LAUDERHILL, FLA. (WSVN) - All eyes are on Broward County while a recount of votes for the Florida Senate race remains a possibility.

7News was outside the office of the Broward County Supervisor of Elections in Lauderhill when two officials from the Democratic Party walked in, Thursday.

Inside the office, volunteers continued to count thousands of mail-in ballots.

“Sometimes it takes a little extra time to make sure that we get the outcome that voters intended,” said U.S. Rep. Ted Deutch, D-Fla.

Broward voters could prove instrumental in the outcome of the hotly contested U.S. Senate race pitting Democratic incumbent Bill Nelson against Florida Gov. Rick Scott, as the Republican candidate’s wafer-thin lead narrows.

“We have eight high-speed counters in there,” said Broward’s supervisor of elections, Dr. Brenda Snipes, “and I’m told they can do 23,000 sheets per hour.”

Meanwhile, voters lined up outside Snipes’ office said their votes had not been counted.

“This is really important for us,” said voter Deanna Christensen. “This is really important for all of us.”

Discrepancies in the number of votes are now taking center stage. In Broward, more than 24,000 people voted for governor than in the Senate race.

Some say it was placement on the ballot that may have caused the disparity. Nelson’s attorneys said there could also be problems with the machines.

“There are always under-votes. Sometimes there are far more in some instances than in others,” said Snipes.

However, lawyers representing Nelson do not agree. They showed up to the canvassing board, along with attorneys with Democratic gubernatorial candidate Andrew Gillum, to look over each vote that had not been accepted.

7News heard information about a large number of ballots found at a local post office that were not mailed in.

Snipes did not specify when they are going to stop counting ballots or how many are left to count.

The entire ordeal is reminiscent of the 2000 general election where a recount made hanging chads a household name.

“It has been a little while since we all went through this, but we know that Broward County is where the votes are,” said Deutch.

Over in Miramar, a teacher came across a box labeled “PROVISIONAL BALLOT BOX” at Sunshine Elementary. However, it’s unclear if there were any actual ballots inside.
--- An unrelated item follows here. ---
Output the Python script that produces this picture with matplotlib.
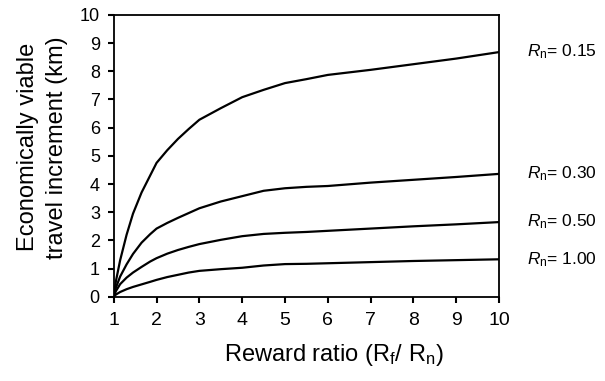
import matplotlib
matplotlib.use("Agg")
import matplotlib.pyplot as plt

plt.rcParams['font.family'] = ['Liberation Sans', 'DejaVu Sans']
plt.rcParams['mathtext.fontset'] = 'custom'
plt.rcParams['mathtext.rm'] = 'Liberation Sans'
plt.rcParams['mathtext.it'] = 'Liberation Sans:italic'

reward_ratio = [1, 1.05, 1.15, 1.3, 1.45, 1.65, 1.85, 2, 2.25, 2.5, 2.75, 3, 3.5, 4, 4.5, 5, 5.5, 6, 7, 8, 9, 10]
rn_015 = [0, 0.55, 1.3, 2.2, 2.95, 3.7, 4.3, 4.75, 5.2, 5.6, 5.95, 6.28, 6.69, 7.08, 7.34, 7.58, 7.72, 7.87, 8.05, 8.25, 8.45, 8.68]
rn_030 = [0, 0.32, 0.72, 1.15, 1.52, 1.92, 2.22, 2.42, 2.62, 2.8, 2.97, 3.14, 3.38, 3.57, 3.76, 3.85, 3.9, 3.93, 4.05, 4.15, 4.25, 4.36]
rn_050 = [0, 0.2, 0.45, 0.68, 0.86, 1.06, 1.25, 1.37, 1.53, 1.66, 1.77, 1.87, 2.02, 2.15, 2.23, 2.27, 2.3, 2.34, 2.42, 2.5, 2.57, 2.65]
rn_100 = [0, 0.08, 0.17, 0.27, 0.35, 0.44, 0.53, 0.6, 0.7, 0.78, 0.86, 0.92, 0.98, 1.03, 1.11, 1.16, 1.17, 1.19, 1.23, 1.27, 1.3, 1.33]
series = [rn_015, rn_030, rn_050, rn_100]
labels = ["0.15", "0.30", "0.50", "1.00"]
x_ticks = list(range(1, 11))
y_ticks = list(range(0, 11))

fig = plt.figure(figsize=(6.05, 3.81), dpi=100)
ax = fig.add_axes([0.188, 0.221, 0.637, 0.740])

for ys, lab in zip(series, labels):
    ax.plot(reward_ratio, ys, color='black', lw=1.6, solid_joinstyle='round')
    ax.annotate(r"$R_{\rm n}$= " + lab, xy=(reward_ratio[-1], ys[-1]),
                xytext=(20, 0), textcoords='offset points', va='center', ha='left',
                fontsize=12.5, annotation_clip=False)

ax.set_xlim(1, 10)
ax.set_ylim(0, 10)
ax.set_xticks(x_ticks)
ax.set_yticks(y_ticks)
ax.tick_params(axis='both', direction='out', length=4, width=1.5, color='black')
ax.tick_params(axis='x', pad=7, labelsize=14)
ax.tick_params(axis='y', pad=6, labelsize=13)
for s in ax.spines.values():
    s.set_linewidth(1.3)

ax.set_xlabel(r"Reward ratio (R$_{\rm f}$/ R$_{\rm n}$)", fontsize=17)
ax.xaxis.set_label_coords(0.57, -0.16)
ax.set_ylabel("Economically viable\ntravel increment (km)", fontsize=17, linespacing=1.45)
ax.yaxis.set_label_coords(-0.118, 0.53)

fig.savefig("out.png", dpi=100)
The teacher reached out to her local representative, who then contacted Snipes for more information.

Meanwhile, U.S. Sen. Marco Rubio took to Twitter to comment on the matter, calling the ongoing process in Broward a “violation of #Florida law.”

Snipes denied Rubio’s claim of incompetence.

“We ran 22 sites, we ran 14 days, we ran 12 hours, we had a big vote by mail,” she said, “so don’t try to turn it around and seem like I’m making comedy out of this.”

Snipes also said she does not believe there were any issues with the calibration of the machines, stating that they’re brand-new and not even a year old.

Meanwhile, volunteers at the Miami-Dade Elections Supervisor office continued to examine provisional ballots. They are expected to look at more than 1,000 ballots.

The remaining ballots need to be counted by the 12 p.m. deadline on Friday before a recount process is started. Official results out of Broward County are expected by Saturday.

If the recount were to take place, it is expected to occur sometime between Nov. 13 through the 20.